--- BEGIN RAW DATA ---

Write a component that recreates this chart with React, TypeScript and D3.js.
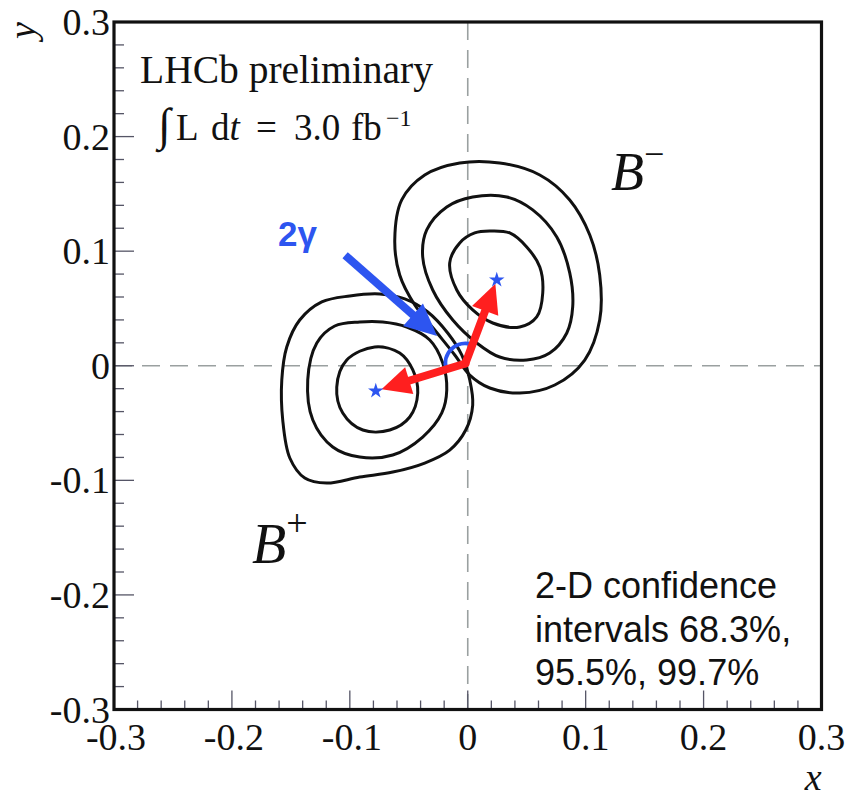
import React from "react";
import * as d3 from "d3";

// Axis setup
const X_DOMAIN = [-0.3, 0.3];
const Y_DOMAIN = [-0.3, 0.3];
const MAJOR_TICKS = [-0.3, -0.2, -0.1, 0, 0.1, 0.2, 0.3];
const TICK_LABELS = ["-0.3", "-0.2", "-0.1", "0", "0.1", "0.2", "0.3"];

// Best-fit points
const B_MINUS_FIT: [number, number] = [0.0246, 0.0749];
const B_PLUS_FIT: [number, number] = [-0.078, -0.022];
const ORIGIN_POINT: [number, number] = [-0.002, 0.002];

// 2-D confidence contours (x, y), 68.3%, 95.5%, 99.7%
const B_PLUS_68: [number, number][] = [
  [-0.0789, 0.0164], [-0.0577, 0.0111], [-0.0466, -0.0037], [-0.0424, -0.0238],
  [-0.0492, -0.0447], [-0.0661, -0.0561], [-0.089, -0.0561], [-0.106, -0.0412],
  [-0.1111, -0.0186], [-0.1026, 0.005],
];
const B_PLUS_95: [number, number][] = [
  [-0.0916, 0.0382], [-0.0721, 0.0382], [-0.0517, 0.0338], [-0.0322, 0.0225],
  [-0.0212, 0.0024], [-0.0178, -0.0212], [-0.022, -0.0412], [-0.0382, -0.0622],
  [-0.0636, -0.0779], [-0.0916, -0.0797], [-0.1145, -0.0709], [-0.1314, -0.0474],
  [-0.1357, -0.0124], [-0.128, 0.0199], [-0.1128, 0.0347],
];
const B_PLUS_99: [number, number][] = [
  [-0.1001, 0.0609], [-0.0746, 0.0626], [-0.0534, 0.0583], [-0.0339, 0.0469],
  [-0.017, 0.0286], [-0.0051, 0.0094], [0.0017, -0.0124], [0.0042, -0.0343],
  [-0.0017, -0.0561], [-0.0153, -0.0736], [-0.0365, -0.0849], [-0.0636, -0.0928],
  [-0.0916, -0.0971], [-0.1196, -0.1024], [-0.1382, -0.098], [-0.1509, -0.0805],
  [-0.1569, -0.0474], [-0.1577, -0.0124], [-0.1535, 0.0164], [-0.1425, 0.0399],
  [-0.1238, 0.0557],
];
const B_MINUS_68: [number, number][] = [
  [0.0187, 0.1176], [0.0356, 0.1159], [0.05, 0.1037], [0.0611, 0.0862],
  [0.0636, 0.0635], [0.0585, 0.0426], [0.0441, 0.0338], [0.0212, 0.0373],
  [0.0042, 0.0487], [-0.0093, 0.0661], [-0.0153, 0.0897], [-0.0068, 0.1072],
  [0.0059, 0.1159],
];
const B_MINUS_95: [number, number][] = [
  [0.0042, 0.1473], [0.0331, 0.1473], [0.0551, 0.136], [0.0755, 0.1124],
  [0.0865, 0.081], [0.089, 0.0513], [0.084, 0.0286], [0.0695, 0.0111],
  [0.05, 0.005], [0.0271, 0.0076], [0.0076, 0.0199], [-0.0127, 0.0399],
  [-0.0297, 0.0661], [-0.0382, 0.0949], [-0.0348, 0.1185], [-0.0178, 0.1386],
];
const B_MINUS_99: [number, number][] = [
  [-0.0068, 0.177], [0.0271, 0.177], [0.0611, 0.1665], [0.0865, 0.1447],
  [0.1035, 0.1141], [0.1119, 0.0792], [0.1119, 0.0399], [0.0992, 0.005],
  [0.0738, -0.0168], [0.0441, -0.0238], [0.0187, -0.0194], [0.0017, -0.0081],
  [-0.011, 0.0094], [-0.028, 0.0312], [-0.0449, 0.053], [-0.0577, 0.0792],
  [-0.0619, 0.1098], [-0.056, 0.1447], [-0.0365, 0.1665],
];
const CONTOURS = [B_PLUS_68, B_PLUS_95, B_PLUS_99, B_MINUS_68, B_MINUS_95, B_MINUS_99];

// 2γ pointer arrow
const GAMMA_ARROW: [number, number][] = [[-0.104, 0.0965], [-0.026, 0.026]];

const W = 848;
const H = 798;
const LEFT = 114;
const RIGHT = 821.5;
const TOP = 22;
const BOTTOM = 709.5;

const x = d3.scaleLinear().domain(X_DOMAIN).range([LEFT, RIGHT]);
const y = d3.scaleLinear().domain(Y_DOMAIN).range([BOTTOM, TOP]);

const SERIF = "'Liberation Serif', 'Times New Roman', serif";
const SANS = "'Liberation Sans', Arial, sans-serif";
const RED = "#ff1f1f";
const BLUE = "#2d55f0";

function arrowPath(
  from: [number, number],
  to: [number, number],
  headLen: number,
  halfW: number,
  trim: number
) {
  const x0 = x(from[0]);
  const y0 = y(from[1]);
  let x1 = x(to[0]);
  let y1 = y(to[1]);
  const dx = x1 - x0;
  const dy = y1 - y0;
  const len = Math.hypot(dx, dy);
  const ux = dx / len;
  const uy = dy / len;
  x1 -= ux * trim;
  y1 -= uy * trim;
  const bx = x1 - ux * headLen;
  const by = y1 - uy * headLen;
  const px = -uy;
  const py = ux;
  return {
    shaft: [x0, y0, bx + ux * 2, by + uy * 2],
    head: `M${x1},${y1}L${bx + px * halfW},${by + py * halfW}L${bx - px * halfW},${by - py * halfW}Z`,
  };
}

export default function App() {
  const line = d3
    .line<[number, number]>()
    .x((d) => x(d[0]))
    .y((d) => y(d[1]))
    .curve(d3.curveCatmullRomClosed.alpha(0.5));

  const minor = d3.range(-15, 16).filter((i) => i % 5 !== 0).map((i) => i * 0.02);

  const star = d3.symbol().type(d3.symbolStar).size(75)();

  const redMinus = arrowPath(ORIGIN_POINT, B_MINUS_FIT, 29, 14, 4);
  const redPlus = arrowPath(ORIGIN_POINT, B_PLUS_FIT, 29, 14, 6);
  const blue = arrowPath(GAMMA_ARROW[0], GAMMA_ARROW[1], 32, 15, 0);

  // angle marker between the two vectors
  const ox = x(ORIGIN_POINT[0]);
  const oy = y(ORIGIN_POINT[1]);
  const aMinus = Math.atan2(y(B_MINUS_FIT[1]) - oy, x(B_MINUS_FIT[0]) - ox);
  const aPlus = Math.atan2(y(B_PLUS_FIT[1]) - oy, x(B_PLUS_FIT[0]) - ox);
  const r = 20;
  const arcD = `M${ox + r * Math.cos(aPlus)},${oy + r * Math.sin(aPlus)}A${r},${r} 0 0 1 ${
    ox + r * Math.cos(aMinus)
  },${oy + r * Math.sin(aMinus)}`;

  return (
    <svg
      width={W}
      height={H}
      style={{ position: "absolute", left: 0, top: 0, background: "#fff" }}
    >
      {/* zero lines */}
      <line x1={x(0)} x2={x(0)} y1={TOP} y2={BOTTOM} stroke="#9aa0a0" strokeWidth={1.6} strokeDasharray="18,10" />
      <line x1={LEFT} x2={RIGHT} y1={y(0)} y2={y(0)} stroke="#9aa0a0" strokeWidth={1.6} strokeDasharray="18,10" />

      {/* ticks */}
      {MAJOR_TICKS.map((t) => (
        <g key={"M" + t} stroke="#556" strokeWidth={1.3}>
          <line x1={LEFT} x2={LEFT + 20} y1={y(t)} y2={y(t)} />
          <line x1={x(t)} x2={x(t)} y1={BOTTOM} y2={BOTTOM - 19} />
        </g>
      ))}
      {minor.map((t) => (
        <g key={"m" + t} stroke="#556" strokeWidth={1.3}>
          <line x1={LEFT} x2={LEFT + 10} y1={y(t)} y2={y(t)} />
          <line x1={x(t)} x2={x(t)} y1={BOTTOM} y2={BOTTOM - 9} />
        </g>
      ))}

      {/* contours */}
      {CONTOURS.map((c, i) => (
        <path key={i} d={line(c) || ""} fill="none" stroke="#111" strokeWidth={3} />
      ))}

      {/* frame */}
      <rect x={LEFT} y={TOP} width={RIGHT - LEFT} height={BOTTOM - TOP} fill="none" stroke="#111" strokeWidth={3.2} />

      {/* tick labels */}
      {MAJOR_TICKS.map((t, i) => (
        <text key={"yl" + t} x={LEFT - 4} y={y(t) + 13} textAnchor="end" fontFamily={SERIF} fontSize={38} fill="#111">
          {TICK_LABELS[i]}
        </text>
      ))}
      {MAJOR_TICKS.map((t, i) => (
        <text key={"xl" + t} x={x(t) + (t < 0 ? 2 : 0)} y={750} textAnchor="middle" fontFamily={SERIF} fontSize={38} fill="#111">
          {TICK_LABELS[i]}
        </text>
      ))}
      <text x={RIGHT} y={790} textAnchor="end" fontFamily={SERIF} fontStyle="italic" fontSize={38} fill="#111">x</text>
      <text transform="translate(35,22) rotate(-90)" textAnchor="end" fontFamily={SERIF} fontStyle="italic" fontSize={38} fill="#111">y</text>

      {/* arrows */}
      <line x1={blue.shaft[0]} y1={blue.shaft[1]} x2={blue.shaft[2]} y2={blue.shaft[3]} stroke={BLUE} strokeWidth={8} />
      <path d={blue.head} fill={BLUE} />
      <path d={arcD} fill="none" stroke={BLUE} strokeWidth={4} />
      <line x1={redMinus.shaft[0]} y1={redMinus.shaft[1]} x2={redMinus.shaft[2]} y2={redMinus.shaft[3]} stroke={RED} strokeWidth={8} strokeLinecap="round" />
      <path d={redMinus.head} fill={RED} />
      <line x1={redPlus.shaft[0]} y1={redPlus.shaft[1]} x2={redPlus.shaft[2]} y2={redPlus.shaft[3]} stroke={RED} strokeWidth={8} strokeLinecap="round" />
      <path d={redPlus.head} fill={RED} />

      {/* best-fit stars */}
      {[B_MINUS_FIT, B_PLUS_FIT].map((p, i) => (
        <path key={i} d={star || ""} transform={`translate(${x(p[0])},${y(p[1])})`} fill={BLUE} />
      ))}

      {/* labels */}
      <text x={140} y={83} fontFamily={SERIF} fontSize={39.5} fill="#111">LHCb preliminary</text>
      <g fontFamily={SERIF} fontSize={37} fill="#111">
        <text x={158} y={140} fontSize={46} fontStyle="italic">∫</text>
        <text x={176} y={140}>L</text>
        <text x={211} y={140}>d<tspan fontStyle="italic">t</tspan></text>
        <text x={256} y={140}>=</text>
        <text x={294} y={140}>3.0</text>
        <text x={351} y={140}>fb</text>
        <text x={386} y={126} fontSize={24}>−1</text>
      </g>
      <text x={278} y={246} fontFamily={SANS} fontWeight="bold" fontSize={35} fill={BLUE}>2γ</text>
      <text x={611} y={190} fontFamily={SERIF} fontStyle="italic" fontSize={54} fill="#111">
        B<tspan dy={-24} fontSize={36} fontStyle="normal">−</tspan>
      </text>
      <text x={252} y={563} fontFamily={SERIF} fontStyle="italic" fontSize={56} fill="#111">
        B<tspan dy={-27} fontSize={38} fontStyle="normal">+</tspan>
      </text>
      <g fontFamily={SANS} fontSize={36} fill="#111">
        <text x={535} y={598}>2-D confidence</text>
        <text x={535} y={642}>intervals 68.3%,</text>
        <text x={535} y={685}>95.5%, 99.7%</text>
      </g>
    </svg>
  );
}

--- END RAW DATA ---

§ EXERCISE TASK: With all pictures left out, please transcribe exactly the lines from the start of the material through the line with "import * as".

§ ANSWER TO THE PROBLEM:
Write a component that recreates this chart with React, TypeScript and D3.js.
import React from "react";
import * as d3 from "d3";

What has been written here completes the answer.